Quand les discussions du café des Sports tiennent lieu de boussole politique, il y a urgence à s'inquiéter de l'état du débat public. Ainsi, il est des conseillers élyséens, des caciques socialistes, et même un ministre, Patrick Kanner, pour estimer que « le président pourra bénéficier [d'un] beau parcours » de l'équipe de France de football à l'Euro. Devant la crise sociale qui persiste, les syndicats qui tempêtent et le peuple qui gronde, l'intéressé a lui-même fui l'Elysée pour se réfugier l'espace d'une soirée non à Varennes, mais à Clairefontaine, le quartier général des Bleus. Rompant le pain avec ses 23 apôtres en survêt, François Hollande leur a délivré son ordre de mission : « Le pays peut être heureux avec vous, alors que nous vivons des difficultés. Nos compatriotes ont envie d'être heureux et fiers. Il faut leur donner ce qu'ils attendent de vous : un esprit collectif, une volonté de gagner ensemble. »

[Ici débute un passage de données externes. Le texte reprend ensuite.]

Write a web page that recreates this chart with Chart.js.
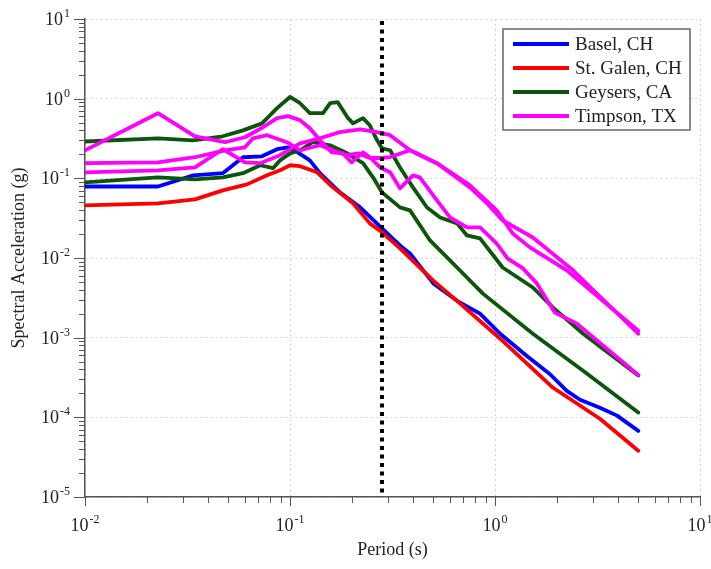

Misère du quinquennat... Ce que ni Jean-Marc Ayrault ni Manuel Valls n'ont réussi à impulser depuis 2012, c'est donc désormais à... Didier Deschamps de le réussir !
La première mise en scène de cet ordre remonte à la Coupe du monde 1998. La transfiguration d'un succès sportif en héroïsation politique d'une France « black-blanc-beur » par le tandem exécutif de l'époque, Chirac-Jospin, n'a pas eu d'effet plus durable que l'édification d'un village Potemkine au temps de Catherine II. Quatre ans plus tard, l'extrême droite accédait au second tour de la présidentielle, sombre perspective qui menace, hélas, de se reproduire l'année prochaine.
Le football n'est qu'un jeu et la politique ne devrait pas en être un. C'est là le drame.